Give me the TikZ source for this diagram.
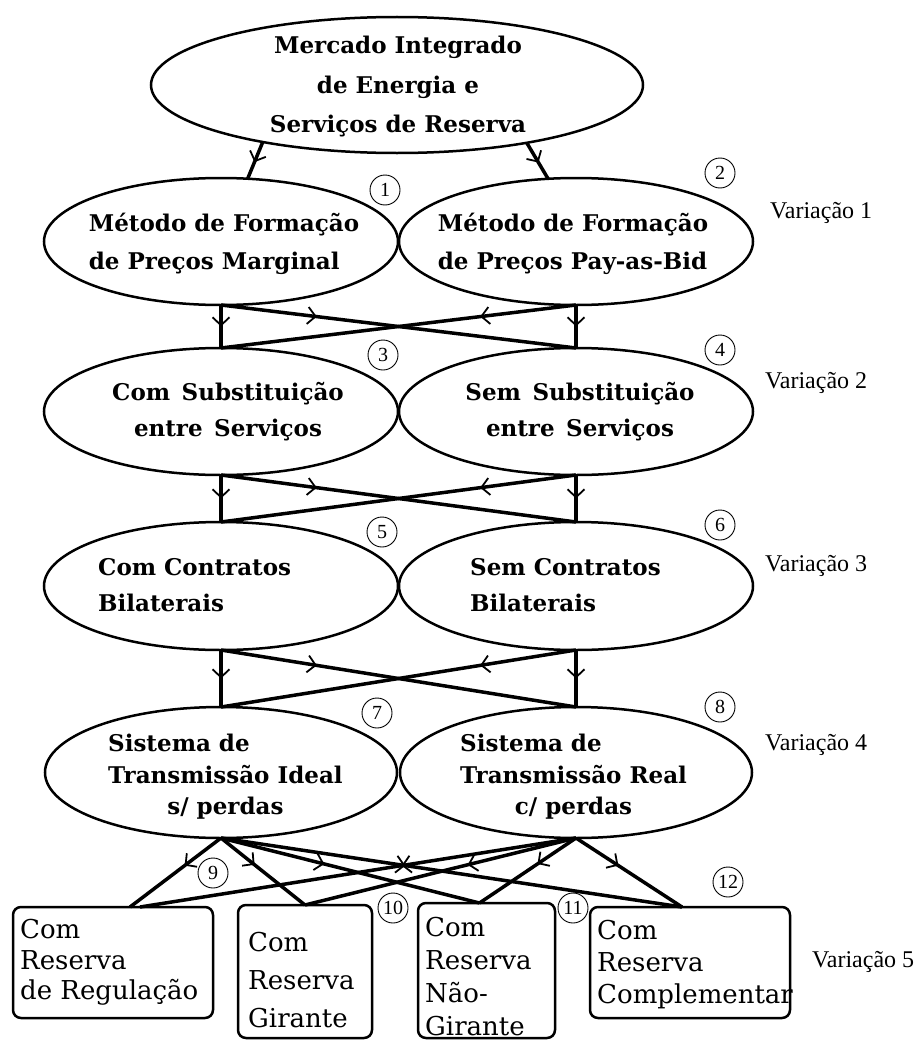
\documentclass[tikz,border=0pt]{standalone}
\usepackage{fontspec}
\setmainfont{DejaVu Serif}
\newfontfamily\varfont{Liberation Serif}
\usetikzlibrary{shapes.geometric,arrows.meta,decorations.markings}
\begin{document}
\begin{tikzpicture}[x=1pt,y=-1pt,
  ell/.style={ellipse, draw, line width=2.5pt, inner sep=0pt, outer sep=0pt},
  lvl/.style={ell, minimum width=354pt, minimum height=127pt},
  etext/.style={inner sep=0pt, font=\fontsize{23}{38}\selectfont\bfseries},
  box/.style={draw, rounded corners=8pt, line width=2.5pt, inner sep=0pt, outer sep=0pt},
  btext/.style={inner sep=0pt, anchor=west, align=left},
  num/.style={circle, draw, line width=0.9pt, minimum size=30pt, inner sep=0pt, font=\varfont\fontsize{20}{20}\selectfont},
  vtext/.style={inner sep=0pt, anchor=west, font=\varfont\fontsize{24}{24}\selectfont},
  conn/.style={line width=3.5pt},
  midarr/.style={postaction={decorate}, decoration={markings, mark=at position #1 with {\arrow{Straight Barb[length=8pt,width=17pt,line width=1.8pt]}}}}
]
\useasboundingbox (0,0) rectangle (922,1041);

% top
\node[ell, minimum width=492pt, minimum height=136pt] (top) at (397,85) {};
\node[etext, align=center, font=\fontsize{23}{39.5}\selectfont\bfseries] (toptxt) at (398,87) {Mercado Integrado\\de Energia e\\Serviços de Reserva};

% level 1
\node[lvl] (L1) at (221,241.5) {};
\node[lvl] (R1) at (576,241.5) {};
\node[etext, align=left] (L1t) at (224,244) {Método de Formação\\de Preços Marginal};
\node[etext, align=left] (R1t) at (573,244) {Método de Formação\\de Preços Pay-as-Bid};

% level 2
\node[lvl] (L2) at (221,411.5) {};
\node[lvl] (R2) at (576,411.5) {};
\node[etext, align=center, font=\fontsize{23}{36}\selectfont\bfseries] (L2t) at (228,412) {Com\enspace Substituição\\entre\enspace Serviços};
\node[etext, align=center, font=\fontsize{23}{36}\selectfont\bfseries] (R2t) at (580,412) {Sem\enspace Substituição\\entre\enspace Serviços};

% level 3
\node[lvl, minimum height=128pt] (L3) at (221,586) {};
\node[lvl, minimum height=128pt] (R3) at (576,586) {};
\node[etext, align=left, anchor=west, font=\fontsize{23}{36}\selectfont\bfseries] (L3t) at (98,585) {Com Contratos\\Bilaterais};
\node[etext, align=left, anchor=west, font=\fontsize{23}{36}\selectfont\bfseries] (R3t) at (470,585) {Sem Contratos\\Bilaterais};

% level 4
\node[ell, minimum width=352pt, minimum height=131pt] (L4) at (221,772.5) {};
\node[ell, minimum width=352pt, minimum height=131pt] (R4) at (576,772.5) {};
\node[etext, anchor=west, font=\fontsize{23}{31.5}\selectfont\bfseries] (L4t) at (108,777) {\begin{tabular}{@{}l@{}}Sistema de\\Transmissão Ideal\\\multicolumn{1}{@{}c@{}}{s/ perdas}\end{tabular}};
\node[etext, anchor=west, font=\fontsize{23}{31.5}\selectfont\bfseries] (R4t) at (460,777) {\begin{tabular}{@{}l@{}}Sistema de\\Transmissão Real\\\multicolumn{1}{@{}c@{}}{c/ perdas}\end{tabular}};

% boxes
\node[box, minimum width=200pt, minimum height=111pt] (b1) at (113,962.5) {};
\node[box, minimum width=134pt, minimum height=133pt] (b2) at (305,971.5) {};
\node[box, minimum width=137pt, minimum height=135pt] (b3) at (486.5,970.5) {};
\node[box, minimum width=200pt, minimum height=111pt] (b4) at (690,962.5) {};
\node[btext, font=\fontsize{26}{30.5}\selectfont] (b1t) at (20,962.5) {Com\\Reserva\\de Regulação};
\node[btext, font=\fontsize{26}{38}\selectfont] (b2t) at (248,980) {Com\\Reserva\\Girante};
\node[btext, font=\fontsize{26}{33}\selectfont] (b3t) at (425,977) {Com\\Reserva\\Não-\\Girante};
\node[btext, font=\fontsize{26}{32}\selectfont] (b4t) at (597,964.5) {Com\\Reserva\\Complementar};

% connectors top
\draw[conn, midarr=0.55] (top.203.7) -- (L1.67.7);
\draw[conn, midarr=0.55] (top.336) -- (R1.114.5);

% level 1 -> 2
\draw[conn, midarr=0.5] (L1.south) -- (L2.north);
\draw[conn, midarr=0.5] (R1.south) -- (R2.north);
\draw[conn, midarr=0.27] (L1.south) -- (R2.north);
\draw[conn, midarr=0.27] (R1.south) -- (L2.north);
% level 2 -> 3
\draw[conn, midarr=0.5] (L2.south) -- (L3.north);
\draw[conn, midarr=0.5] (R2.south) -- (R3.north);
\draw[conn, midarr=0.27] (L2.south) -- (R3.north);
\draw[conn, midarr=0.27] (R2.south) -- (L3.north);
% level 3 -> 4
\draw[conn, midarr=0.5] (L3.south) -- (L4.north);
\draw[conn, midarr=0.5] (R3.south) -- (R4.north);
\draw[conn, midarr=0.27] (L3.south) -- (R4.north);
\draw[conn, midarr=0.27] (R3.south) -- (L4.north);
% level 4 -> boxes
\draw[conn, midarr=0.4] (L4.south) -- ([xshift=17pt]b1.north);
\draw[conn, midarr=0.4] (L4.south) -- (b2.north);
\draw[conn, midarr=0.4] (L4.south) -- ([xshift=-7pt]b3.north);
\draw[conn, midarr=0.4] (L4.south) -- ([xshift=-8pt]b4.north);
\draw[conn, midarr=0.4] (R4.south) -- ([xshift=27pt]b1.north);
\draw[conn, midarr=0.4] (R4.south) -- (b2.north);
\draw[conn, midarr=0.4] (R4.south) -- ([xshift=-7pt]b3.north);
\draw[conn, midarr=0.4] (R4.south) -- ([xshift=-8pt]b4.north);

% numbers
\node[num] (n1) at (385,190) {1};
\node[num] (n2) at (720,173) {2};
\node[num] (n3) at (383,355) {3};
\node[num] (n4) at (720,350) {4};
\node[num] (n5) at (382,532) {5};
\node[num] (n6) at (720,525) {6};
\node[num] (n7) at (377,713) {7};
\node[num] (n8) at (720,707) {8};
\node[num] (n9) at (213,873) {9};
\node[num] (n10) at (393,908) {10};
\node[num] (n11) at (573,908) {11};
\node[num] (n12) at (728,882) {12};

% variation labels
\node[vtext] (v1) at (770,213) {Variação 1};
\node[vtext] (v2) at (765,383) {Variação 2};
\node[vtext] (v3) at (765,566) {Variação 3};
\node[vtext] (v4) at (765,745) {Variação 4};
\node[vtext] (v5) at (812,962) {Variação 5};
\end{tikzpicture}
\end{document}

[What is required] Return the material line for line, from its beginning to the line that contains "(R3t) at (470,585)", with the pictures left out.

[Written reply]
Give me the TikZ source for this diagram.
\documentclass[tikz,border=0pt]{standalone}
\usepackage{fontspec}
\setmainfont{DejaVu Serif}
\newfontfamily\varfont{Liberation Serif}
\usetikzlibrary{shapes.geometric,arrows.meta,decorations.markings}
\begin{document}
\begin{tikzpicture}[x=1pt,y=-1pt,
  ell/.style={ellipse, draw, line width=2.5pt, inner sep=0pt, outer sep=0pt},
  lvl/.style={ell, minimum width=354pt, minimum height=127pt},
  etext/.style={inner sep=0pt, font=\fontsize{23}{38}\selectfont\bfseries},
  box/.style={draw, rounded corners=8pt, line width=2.5pt, inner sep=0pt, outer sep=0pt},
  btext/.style={inner sep=0pt, anchor=west, align=left},
  num/.style={circle, draw, line width=0.9pt, minimum size=30pt, inner sep=0pt, font=\varfont\fontsize{20}{20}\selectfont},
  vtext/.style={inner sep=0pt, anchor=west, font=\varfont\fontsize{24}{24}\selectfont},
  conn/.style={line width=3.5pt},
  midarr/.style={postaction={decorate}, decoration={markings, mark=at position #1 with {\arrow{Straight Barb[length=8pt,width=17pt,line width=1.8pt]}}}}
]
\useasboundingbox (0,0) rectangle (922,1041);

% top
\node[ell, minimum width=492pt, minimum height=136pt] (top) at (397,85) {};
\node[etext, align=center, font=\fontsize{23}{39.5}\selectfont\bfseries] (toptxt) at (398,87) {Mercado Integrado\\de Energia e\\Serviços de Reserva};

% level 1
\node[lvl] (L1) at (221,241.5) {};
\node[lvl] (R1) at (576,241.5) {};
\node[etext, align=left] (L1t) at (224,244) {Método de Formação\\de Preços Marginal};
\node[etext, align=left] (R1t) at (573,244) {Método de Formação\\de Preços Pay-as-Bid};

% level 2
\node[lvl] (L2) at (221,411.5) {};
\node[lvl] (R2) at (576,411.5) {};
\node[etext, align=center, font=\fontsize{23}{36}\selectfont\bfseries] (L2t) at (228,412) {Com\enspace Substituição\\entre\enspace Serviços};
\node[etext, align=center, font=\fontsize{23}{36}\selectfont\bfseries] (R2t) at (580,412) {Sem\enspace Substituição\\entre\enspace Serviços};

% level 3
\node[lvl, minimum height=128pt] (L3) at (221,586) {};
\node[lvl, minimum height=128pt] (R3) at (576,586) {};
\node[etext, align=left, anchor=west, font=\fontsize{23}{36}\selectfont\bfseries] (L3t) at (98,585) {Com Contratos\\Bilaterais};
\node[etext, align=left, anchor=west, font=\fontsize{23}{36}\selectfont\bfseries] (R3t) at (470,585) {Sem Contratos\\Bilaterais};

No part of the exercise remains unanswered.